What you should do: The entries below need to be written out exactly, with no pictures included.

--- Begin ---

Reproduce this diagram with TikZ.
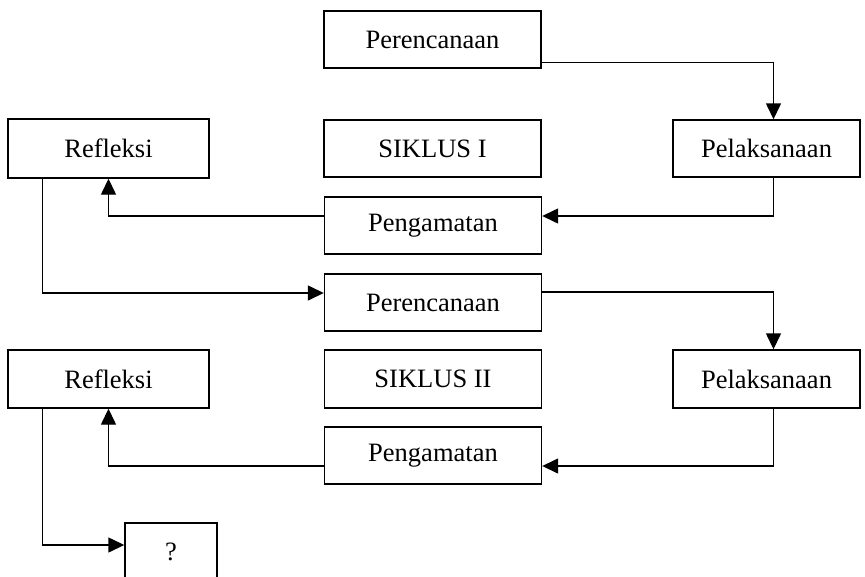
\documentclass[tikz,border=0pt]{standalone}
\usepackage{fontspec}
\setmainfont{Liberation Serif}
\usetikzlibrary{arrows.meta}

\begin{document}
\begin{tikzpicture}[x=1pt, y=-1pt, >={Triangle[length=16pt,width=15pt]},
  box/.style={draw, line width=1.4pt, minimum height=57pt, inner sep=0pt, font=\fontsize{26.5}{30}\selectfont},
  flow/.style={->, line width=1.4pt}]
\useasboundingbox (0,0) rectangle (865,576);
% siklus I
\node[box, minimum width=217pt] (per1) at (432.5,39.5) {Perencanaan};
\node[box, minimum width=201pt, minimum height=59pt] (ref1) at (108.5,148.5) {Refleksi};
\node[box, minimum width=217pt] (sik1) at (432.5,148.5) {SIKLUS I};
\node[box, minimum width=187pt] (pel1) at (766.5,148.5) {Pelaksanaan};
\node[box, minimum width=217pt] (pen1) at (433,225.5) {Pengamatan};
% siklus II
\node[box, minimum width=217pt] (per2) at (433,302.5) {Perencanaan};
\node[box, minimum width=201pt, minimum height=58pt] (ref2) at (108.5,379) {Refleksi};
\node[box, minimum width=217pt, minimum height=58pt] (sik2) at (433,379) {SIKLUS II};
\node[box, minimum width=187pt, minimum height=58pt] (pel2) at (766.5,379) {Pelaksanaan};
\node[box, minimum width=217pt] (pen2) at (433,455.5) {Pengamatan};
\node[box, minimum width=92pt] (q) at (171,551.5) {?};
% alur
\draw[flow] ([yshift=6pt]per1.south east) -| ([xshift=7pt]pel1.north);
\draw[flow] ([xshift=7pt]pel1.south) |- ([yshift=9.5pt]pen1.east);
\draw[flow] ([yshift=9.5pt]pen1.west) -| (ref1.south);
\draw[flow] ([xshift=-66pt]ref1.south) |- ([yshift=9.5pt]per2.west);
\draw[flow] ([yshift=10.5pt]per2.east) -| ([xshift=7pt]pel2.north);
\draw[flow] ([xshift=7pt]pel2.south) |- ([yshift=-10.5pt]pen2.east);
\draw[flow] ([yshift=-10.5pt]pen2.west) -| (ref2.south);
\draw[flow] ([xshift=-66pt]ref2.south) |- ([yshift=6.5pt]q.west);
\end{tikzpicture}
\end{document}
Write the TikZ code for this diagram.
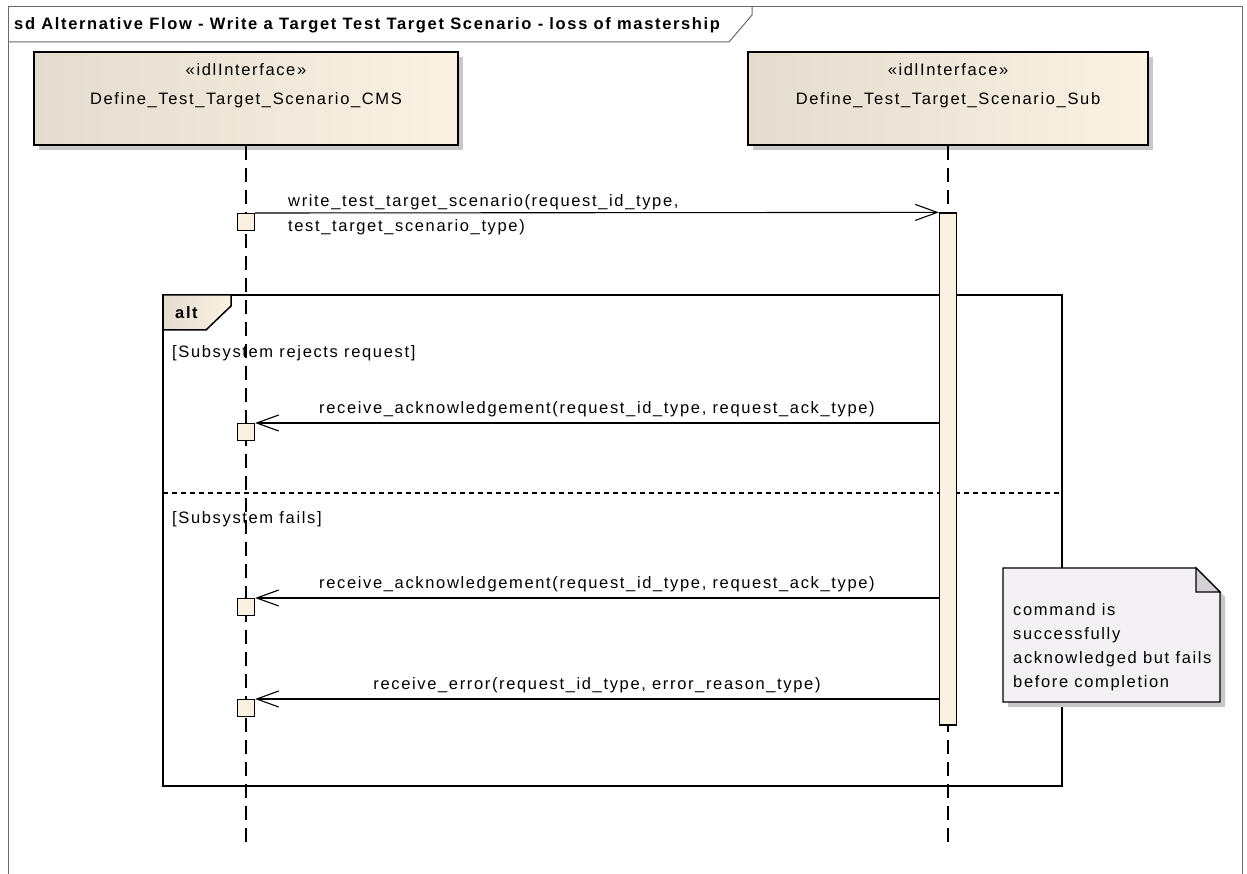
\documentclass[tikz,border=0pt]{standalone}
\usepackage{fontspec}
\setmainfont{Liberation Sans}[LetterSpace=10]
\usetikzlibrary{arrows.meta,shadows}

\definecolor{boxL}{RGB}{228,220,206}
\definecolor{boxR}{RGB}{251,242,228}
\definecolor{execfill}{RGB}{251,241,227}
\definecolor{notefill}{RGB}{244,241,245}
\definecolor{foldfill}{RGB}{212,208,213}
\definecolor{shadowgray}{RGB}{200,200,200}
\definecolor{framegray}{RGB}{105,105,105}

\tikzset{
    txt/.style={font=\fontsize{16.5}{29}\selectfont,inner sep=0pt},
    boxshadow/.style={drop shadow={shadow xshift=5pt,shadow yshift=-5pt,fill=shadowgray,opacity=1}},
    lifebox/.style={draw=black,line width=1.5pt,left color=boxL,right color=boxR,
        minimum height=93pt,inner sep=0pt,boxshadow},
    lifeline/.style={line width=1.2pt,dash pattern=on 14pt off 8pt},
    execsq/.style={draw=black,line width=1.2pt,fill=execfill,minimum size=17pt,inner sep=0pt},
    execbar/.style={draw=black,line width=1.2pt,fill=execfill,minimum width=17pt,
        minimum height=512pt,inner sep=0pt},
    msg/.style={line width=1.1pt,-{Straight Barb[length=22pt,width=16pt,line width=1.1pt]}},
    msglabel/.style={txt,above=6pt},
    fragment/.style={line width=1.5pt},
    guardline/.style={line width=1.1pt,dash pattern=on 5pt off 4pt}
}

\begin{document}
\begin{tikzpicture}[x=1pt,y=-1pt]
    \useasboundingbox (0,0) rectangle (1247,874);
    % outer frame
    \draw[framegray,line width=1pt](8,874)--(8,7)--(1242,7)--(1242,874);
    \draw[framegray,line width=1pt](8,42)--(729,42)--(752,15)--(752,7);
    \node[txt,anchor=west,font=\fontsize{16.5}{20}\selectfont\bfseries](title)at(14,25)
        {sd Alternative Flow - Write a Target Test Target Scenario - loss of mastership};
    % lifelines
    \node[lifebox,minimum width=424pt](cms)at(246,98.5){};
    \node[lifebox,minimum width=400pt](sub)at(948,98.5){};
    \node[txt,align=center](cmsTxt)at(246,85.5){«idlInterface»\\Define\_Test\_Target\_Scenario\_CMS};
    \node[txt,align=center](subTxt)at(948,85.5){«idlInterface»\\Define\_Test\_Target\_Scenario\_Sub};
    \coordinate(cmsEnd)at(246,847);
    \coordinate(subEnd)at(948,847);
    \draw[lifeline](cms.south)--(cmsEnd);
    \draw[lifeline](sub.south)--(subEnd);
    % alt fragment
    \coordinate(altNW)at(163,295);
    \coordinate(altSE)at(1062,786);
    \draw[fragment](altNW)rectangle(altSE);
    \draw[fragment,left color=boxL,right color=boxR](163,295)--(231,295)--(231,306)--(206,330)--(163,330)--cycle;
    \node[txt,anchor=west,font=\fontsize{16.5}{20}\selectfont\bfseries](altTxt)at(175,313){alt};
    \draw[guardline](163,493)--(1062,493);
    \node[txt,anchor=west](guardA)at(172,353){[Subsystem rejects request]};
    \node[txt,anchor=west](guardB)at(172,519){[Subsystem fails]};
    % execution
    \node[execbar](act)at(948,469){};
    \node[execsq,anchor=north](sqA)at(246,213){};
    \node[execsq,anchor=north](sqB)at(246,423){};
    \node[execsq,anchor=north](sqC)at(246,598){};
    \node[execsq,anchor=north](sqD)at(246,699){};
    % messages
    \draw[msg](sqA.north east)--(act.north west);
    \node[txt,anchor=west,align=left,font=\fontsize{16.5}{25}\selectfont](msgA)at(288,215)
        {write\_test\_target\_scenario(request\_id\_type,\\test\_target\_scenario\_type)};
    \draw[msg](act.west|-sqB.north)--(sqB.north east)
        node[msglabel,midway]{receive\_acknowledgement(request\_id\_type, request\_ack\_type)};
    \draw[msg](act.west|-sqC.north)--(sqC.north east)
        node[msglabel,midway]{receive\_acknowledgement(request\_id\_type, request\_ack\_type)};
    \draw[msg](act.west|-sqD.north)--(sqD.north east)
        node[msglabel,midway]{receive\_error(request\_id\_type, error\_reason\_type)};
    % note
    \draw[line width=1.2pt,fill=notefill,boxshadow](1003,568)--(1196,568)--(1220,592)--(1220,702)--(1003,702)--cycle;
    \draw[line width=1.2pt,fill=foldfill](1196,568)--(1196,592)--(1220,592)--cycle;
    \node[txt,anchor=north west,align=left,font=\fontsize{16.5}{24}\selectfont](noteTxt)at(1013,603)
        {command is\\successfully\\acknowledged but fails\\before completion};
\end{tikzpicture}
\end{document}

--- End ---

Solution to this exercise:
Reproduce this diagram with TikZ.
\documentclass[tikz,border=0pt]{standalone}
\usepackage{fontspec}
\setmainfont{Liberation Serif}
\usetikzlibrary{arrows.meta}

\begin{document}
\begin{tikzpicture}[x=1pt, y=-1pt, >={Triangle[length=16pt,width=15pt]},
  box/.style={draw, line width=1.4pt, minimum height=57pt, inner sep=0pt, font=\fontsize{26.5}{30}\selectfont},
  flow/.style={->, line width=1.4pt}]
\useasboundingbox (0,0) rectangle (865,576);
% siklus I
\node[box, minimum width=217pt] (per1) at (432.5,39.5) {Perencanaan};
\node[box, minimum width=201pt, minimum height=59pt] (ref1) at (108.5,148.5) {Refleksi};
\node[box, minimum width=217pt] (sik1) at (432.5,148.5) {SIKLUS I};
\node[box, minimum width=187pt] (pel1) at (766.5,148.5) {Pelaksanaan};
\node[box, minimum width=217pt] (pen1) at (433,225.5) {Pengamatan};
% siklus II
\node[box, minimum width=217pt] (per2) at (433,302.5) {Perencanaan};
\node[box, minimum width=201pt, minimum height=58pt] (ref2) at (108.5,379) {Refleksi};
\node[box, minimum width=217pt, minimum height=58pt] (sik2) at (433,379) {SIKLUS II};
\node[box, minimum width=187pt, minimum height=58pt] (pel2) at (766.5,379) {Pelaksanaan};
\node[box, minimum width=217pt] (pen2) at (433,455.5) {Pengamatan};
\node[box, minimum width=92pt] (q) at (171,551.5) {?};
% alur
\draw[flow] ([yshift=6pt]per1.south east) -| ([xshift=7pt]pel1.north);
\draw[flow] ([xshift=7pt]pel1.south) |- ([yshift=9.5pt]pen1.east);
\draw[flow] ([yshift=9.5pt]pen1.west) -| (ref1.south);
\draw[flow] ([xshift=-66pt]ref1.south) |- ([yshift=9.5pt]per2.west);
\draw[flow] ([yshift=10.5pt]per2.east) -| ([xshift=7pt]pel2.north);
\draw[flow] ([xshift=7pt]pel2.south) |- ([yshift=-10.5pt]pen2.east);
\draw[flow] ([yshift=-10.5pt]pen2.west) -| (ref2.south);
\draw[flow] ([xshift=-66pt]ref2.south) |- ([yshift=6.5pt]q.west);
\end{tikzpicture}
\end{document}
Write the TikZ code for this diagram.
\documentclass[tikz,border=0pt]{standalone}
\usepackage{fontspec}
\setmainfont{Liberation Sans}[LetterSpace=10]
\usetikzlibrary{arrows.meta,shadows}

\definecolor{boxL}{RGB}{228,220,206}
\definecolor{boxR}{RGB}{251,242,228}
\definecolor{execfill}{RGB}{251,241,227}
\definecolor{notefill}{RGB}{244,241,245}
\definecolor{foldfill}{RGB}{212,208,213}
\definecolor{shadowgray}{RGB}{200,200,200}
\definecolor{framegray}{RGB}{105,105,105}

\tikzset{
    txt/.style={font=\fontsize{16.5}{29}\selectfont,inner sep=0pt},
    boxshadow/.style={drop shadow={shadow xshift=5pt,shadow yshift=-5pt,fill=shadowgray,opacity=1}},
    lifebox/.style={draw=black,line width=1.5pt,left color=boxL,right color=boxR,
        minimum height=93pt,inner sep=0pt,boxshadow},
    lifeline/.style={line width=1.2pt,dash pattern=on 14pt off 8pt},
    execsq/.style={draw=black,line width=1.2pt,fill=execfill,minimum size=17pt,inner sep=0pt},
    execbar/.style={draw=black,line width=1.2pt,fill=execfill,minimum width=17pt,
        minimum height=512pt,inner sep=0pt},
    msg/.style={line width=1.1pt,-{Straight Barb[length=22pt,width=16pt,line width=1.1pt]}},
    msglabel/.style={txt,above=6pt},
    fragment/.style={line width=1.5pt},
    guardline/.style={line width=1.1pt,dash pattern=on 5pt off 4pt}
}

\begin{document}
\begin{tikzpicture}[x=1pt,y=-1pt]
    \useasboundingbox (0,0) rectangle (1247,874);
    % outer frame
    \draw[framegray,line width=1pt](8,874)--(8,7)--(1242,7)--(1242,874);
    \draw[framegray,line width=1pt](8,42)--(729,42)--(752,15)--(752,7);
    \node[txt,anchor=west,font=\fontsize{16.5}{20}\selectfont\bfseries](title)at(14,25)
        {sd Alternative Flow - Write a Target Test Target Scenario - loss of mastership};
    % lifelines
    \node[lifebox,minimum width=424pt](cms)at(246,98.5){};
    \node[lifebox,minimum width=400pt](sub)at(948,98.5){};
    \node[txt,align=center](cmsTxt)at(246,85.5){«idlInterface»\\Define\_Test\_Target\_Scenario\_CMS};
    \node[txt,align=center](subTxt)at(948,85.5){«idlInterface»\\Define\_Test\_Target\_Scenario\_Sub};
    \coordinate(cmsEnd)at(246,847);
    \coordinate(subEnd)at(948,847);
    \draw[lifeline](cms.south)--(cmsEnd);
    \draw[lifeline](sub.south)--(subEnd);
    % alt fragment
    \coordinate(altNW)at(163,295);
    \coordinate(altSE)at(1062,786);
    \draw[fragment](altNW)rectangle(altSE);
    \draw[fragment,left color=boxL,right color=boxR](163,295)--(231,295)--(231,306)--(206,330)--(163,330)--cycle;
    \node[txt,anchor=west,font=\fontsize{16.5}{20}\selectfont\bfseries](altTxt)at(175,313){alt};
    \draw[guardline](163,493)--(1062,493);
    \node[txt,anchor=west](guardA)at(172,353){[Subsystem rejects request]};
    \node[txt,anchor=west](guardB)at(172,519){[Subsystem fails]};
    % execution
    \node[execbar](act)at(948,469){};
    \node[execsq,anchor=north](sqA)at(246,213){};
    \node[execsq,anchor=north](sqB)at(246,423){};
    \node[execsq,anchor=north](sqC)at(246,598){};
    \node[execsq,anchor=north](sqD)at(246,699){};
    % messages
    \draw[msg](sqA.north east)--(act.north west);
    \node[txt,anchor=west,align=left,font=\fontsize{16.5}{25}\selectfont](msgA)at(288,215)
        {write\_test\_target\_scenario(request\_id\_type,\\test\_target\_scenario\_type)};
    \draw[msg](act.west|-sqB.north)--(sqB.north east)
        node[msglabel,midway]{receive\_acknowledgement(request\_id\_type, request\_ack\_type)};
    \draw[msg](act.west|-sqC.north)--(sqC.north east)
        node[msglabel,midway]{receive\_acknowledgement(request\_id\_type, request\_ack\_type)};
    \draw[msg](act.west|-sqD.north)--(sqD.north east)
        node[msglabel,midway]{receive\_error(request\_id\_type, error\_reason\_type)};
    % note
    \draw[line width=1.2pt,fill=notefill,boxshadow](1003,568)--(1196,568)--(1220,592)--(1220,702)--(1003,702)--cycle;
    \draw[line width=1.2pt,fill=foldfill](1196,568)--(1196,592)--(1220,592)--cycle;
    \node[txt,anchor=north west,align=left,font=\fontsize{16.5}{24}\selectfont](noteTxt)at(1013,603)
        {command is\\successfully\\acknowledged but fails\\before completion};
\end{tikzpicture}
\end{document}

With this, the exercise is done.